M. Bench remit ses cheveux hirsutes en place. Tout d'un coup il paraissait extrêmement fatigué.
— Tu aurais pu me le dire Lucie, commença-t-il. Au lieu d'entrer ici comme une voleuse. Qu'est-ce que je vais dire au chancelier moi ? Que tu as fait un nouvel écart de tenue ?
— Inutile. Je n'ai rien fait de mal, mentit la jeune fille.
— Je veux bien te croire, mais... (il fit une pause.) Bon. Je vais te laisser partir pour cette fois. Comme tu ne m'as jamais causé de problèmes. Mais que je ne t'y reprenne plus. C'est d'accord ?
Lucie se dépêcha de hocher la tête.
— Promis.
— Allez, viens.
— Merci M. Bench.
La jeune fille jubilait intérieurement.
La première partie de son plan était réussie.
Le professeur la poussa doucement d'une main dans le dos, pendant que Lucie subtilisait le tournevis et le glissait sous sa chemise, l'air absent.
***
Elle fixait avec obstination le plafond, cherchant le moyen de l'atteindre sans danger. Elle avait déjà tenté de grimper sur une chaise, calée sur son matelat et maintenue avec la couette. Trop bancal. Lucie ne voulait pas se casser la figure et se pêter une jambe au passage. Car ce serait le retour à la case départ. Le moindre écart serait fatal et la jeune fille ne pouvait pas se le permettre. Soudain une autre idée farfelue lui vint.
"Et si je plaçais les chaises sur le bureau ? Il est stable, je n'aurai qu'à bien les empiler."
Elle s'attela à cette tâche, jusqu'à parvenir à faire tenir l'ensemble, qui menaçait de s'écrouler à tout moment. Satisfaite, elle examina son travail, en s'écartant du bureau et consulta du regard l'horloge digitale. Elle affichait 6h02. Parfait.
Bientôt, vers 6h45, les autres sujets entreraient dans le réfectoire, pour prendre leur petit-déjeuner. Un peu avant celui de Lucie. Aurait-elle le temps de les voir, de leur parler même, avant de retourner dans sa chambre ? Y parviendrait-elle seulement avant de se faire prendre ? Probablement pas. Elle en était convaincue. Elle avait affaire au WICKED après tout.

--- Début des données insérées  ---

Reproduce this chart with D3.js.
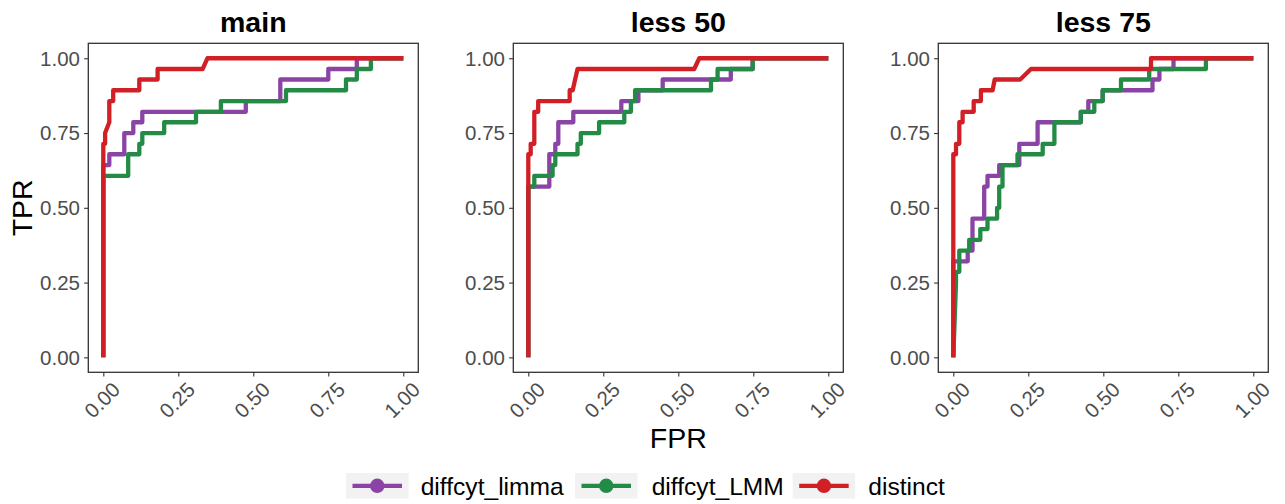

Elle patienta encore une demi-heure. La jeune fille s'assura que sa porte était verouillée, que personne ne se trouvait de l'autre côté. Rien que le calme. Rassurée, Lucie s'empara du tournevis et se hissa sur la table, sans un bruit. La blondinette respira un bon coup avant d'escalader les deux chaises. L'une d'elles pencha dangereusement sur le côté et Lucie s'aggripa de justesse au dossier en plastique, le coeur battant la chamade. Elle fit une pause rapide avant d'entreprendre le plus difficile : grimper debout sur les chaises et tenir en équilibre le temps de dévisser la grille d'aération. La jeune fille s'encouragea, puis tenta le coup.

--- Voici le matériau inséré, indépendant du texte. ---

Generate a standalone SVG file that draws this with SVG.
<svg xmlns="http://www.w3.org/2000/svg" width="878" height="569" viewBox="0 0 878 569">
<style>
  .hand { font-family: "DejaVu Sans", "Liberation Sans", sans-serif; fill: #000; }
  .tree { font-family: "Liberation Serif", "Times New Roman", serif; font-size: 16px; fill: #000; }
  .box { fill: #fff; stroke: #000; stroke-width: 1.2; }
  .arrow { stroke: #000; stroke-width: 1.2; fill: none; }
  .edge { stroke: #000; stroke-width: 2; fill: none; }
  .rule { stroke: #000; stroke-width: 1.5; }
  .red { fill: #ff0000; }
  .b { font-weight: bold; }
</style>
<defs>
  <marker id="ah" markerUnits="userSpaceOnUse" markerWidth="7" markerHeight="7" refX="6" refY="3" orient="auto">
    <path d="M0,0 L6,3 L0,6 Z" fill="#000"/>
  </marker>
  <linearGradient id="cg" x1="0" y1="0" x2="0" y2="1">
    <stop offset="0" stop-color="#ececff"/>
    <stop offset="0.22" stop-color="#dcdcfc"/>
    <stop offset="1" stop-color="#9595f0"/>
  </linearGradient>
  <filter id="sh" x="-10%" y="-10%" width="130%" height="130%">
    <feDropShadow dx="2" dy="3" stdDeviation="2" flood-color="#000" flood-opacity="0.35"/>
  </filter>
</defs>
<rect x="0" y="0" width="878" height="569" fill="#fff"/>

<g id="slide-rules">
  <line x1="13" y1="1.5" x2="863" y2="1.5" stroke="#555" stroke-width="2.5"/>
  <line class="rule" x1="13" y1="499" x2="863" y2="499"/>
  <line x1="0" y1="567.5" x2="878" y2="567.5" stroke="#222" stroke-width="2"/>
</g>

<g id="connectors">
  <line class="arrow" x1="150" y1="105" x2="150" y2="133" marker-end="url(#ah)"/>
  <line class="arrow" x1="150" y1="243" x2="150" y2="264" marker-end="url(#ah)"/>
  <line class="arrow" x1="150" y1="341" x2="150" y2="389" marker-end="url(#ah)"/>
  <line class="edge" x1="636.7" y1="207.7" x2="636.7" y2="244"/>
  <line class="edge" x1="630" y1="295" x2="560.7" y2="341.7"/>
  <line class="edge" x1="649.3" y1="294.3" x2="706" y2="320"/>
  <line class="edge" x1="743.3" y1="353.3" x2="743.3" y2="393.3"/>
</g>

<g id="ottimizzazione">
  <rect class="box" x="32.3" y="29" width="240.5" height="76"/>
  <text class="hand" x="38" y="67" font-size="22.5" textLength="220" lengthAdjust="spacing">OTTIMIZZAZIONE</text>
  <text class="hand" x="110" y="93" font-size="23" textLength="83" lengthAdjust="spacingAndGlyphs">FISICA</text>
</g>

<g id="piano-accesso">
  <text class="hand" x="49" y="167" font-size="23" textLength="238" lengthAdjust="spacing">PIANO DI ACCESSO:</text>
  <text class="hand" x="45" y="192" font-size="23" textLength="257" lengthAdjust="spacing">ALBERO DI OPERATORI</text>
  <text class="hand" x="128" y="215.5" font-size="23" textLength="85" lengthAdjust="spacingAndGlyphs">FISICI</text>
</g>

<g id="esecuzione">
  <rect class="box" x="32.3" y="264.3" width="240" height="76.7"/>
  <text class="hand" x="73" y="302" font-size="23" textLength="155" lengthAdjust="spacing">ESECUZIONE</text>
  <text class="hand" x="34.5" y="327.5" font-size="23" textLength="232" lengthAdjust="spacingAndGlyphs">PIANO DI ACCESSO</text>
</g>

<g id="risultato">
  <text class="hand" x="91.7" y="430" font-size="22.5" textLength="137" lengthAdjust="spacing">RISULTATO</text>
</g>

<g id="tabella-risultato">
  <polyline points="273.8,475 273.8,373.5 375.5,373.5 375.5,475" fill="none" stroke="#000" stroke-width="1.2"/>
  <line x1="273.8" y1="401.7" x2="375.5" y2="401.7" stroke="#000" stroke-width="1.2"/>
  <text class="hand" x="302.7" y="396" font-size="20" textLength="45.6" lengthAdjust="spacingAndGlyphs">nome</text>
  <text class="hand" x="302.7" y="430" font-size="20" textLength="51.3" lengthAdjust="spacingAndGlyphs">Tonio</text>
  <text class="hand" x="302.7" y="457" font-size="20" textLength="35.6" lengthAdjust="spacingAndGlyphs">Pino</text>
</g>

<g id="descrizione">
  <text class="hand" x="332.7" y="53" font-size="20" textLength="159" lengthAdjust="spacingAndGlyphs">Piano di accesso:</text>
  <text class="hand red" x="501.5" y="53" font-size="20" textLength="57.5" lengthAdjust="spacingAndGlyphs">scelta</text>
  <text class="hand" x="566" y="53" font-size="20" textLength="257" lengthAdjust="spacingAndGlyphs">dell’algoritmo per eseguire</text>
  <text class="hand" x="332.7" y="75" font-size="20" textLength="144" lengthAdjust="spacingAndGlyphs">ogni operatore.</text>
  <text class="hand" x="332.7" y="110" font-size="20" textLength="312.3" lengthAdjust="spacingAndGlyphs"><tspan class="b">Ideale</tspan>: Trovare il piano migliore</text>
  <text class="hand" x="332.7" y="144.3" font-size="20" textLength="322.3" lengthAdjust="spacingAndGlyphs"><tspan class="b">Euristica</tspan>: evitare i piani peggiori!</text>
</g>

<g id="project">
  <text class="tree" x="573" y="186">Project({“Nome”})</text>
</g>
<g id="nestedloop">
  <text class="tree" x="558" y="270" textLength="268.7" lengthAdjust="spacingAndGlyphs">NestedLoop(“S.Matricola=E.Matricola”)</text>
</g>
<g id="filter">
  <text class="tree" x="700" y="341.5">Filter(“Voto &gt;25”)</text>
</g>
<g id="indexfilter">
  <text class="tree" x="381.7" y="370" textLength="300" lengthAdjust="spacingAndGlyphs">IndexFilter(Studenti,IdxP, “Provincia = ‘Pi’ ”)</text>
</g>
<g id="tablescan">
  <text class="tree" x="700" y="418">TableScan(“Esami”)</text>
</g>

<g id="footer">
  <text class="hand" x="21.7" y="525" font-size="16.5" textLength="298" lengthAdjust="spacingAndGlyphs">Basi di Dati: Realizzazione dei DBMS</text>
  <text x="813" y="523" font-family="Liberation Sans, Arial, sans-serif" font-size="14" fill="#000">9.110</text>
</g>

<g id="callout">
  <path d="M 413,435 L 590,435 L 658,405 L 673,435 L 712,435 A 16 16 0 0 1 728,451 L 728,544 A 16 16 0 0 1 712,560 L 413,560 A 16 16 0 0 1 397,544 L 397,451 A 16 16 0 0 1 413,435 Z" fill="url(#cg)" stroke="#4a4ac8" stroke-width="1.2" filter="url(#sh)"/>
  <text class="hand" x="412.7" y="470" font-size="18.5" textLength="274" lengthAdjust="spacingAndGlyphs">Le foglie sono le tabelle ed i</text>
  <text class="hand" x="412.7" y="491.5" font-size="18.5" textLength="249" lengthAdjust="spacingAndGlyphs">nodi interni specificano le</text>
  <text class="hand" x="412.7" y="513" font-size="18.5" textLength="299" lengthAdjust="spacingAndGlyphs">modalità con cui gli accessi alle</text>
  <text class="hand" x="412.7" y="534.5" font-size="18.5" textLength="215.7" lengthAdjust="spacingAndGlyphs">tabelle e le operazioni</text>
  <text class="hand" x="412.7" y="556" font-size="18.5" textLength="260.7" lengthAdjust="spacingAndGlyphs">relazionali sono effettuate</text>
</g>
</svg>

Debout, les genoux pliés et flageolants, Lucie redressa prudemment le dos, puis la tête. Elle atteignait aisément le plafond. S'efforçant de ne pas regarder en bas, la jeune fille leva un bras et s'appuya au plafond. Le deuxième vint rejoindre le premier et elle glissa sa main, toujours encombrée de l'outil, vers la plaque. Elle répéta le même geste que dans la salle de technologie, et ouvrit avec succès la grille, en la retenant pour ne pas qu'elle s'écrase au sol. Fort heureusement, celle-ci était maintenue par des charnières en métal.
Un sourire de victoire accroché aux lèvres, Lucie prit appui sur ses bras et se souleva. Elle passa facilement par l'ouverture.
"Merci chère professeure de sport, pour vos séances de tractions", la remercia faussement Lucie, narquoise.
Le conduit qui s'offrait à ses yeux était plongé dans la pénombre et une lumière rouge transperçait ses parois. De part et d'autre de la jeune fille, des tunnels de plusieurs mètres s'enfonçaient profondément dans les murs du complexe.
Serrant le tournevis dans sa main droite, elle déplia le petit papier sur lequel un plan fait à la va-vite était inscrit, mémorisa le chemin puis se dirigea en rampant droit devant elle.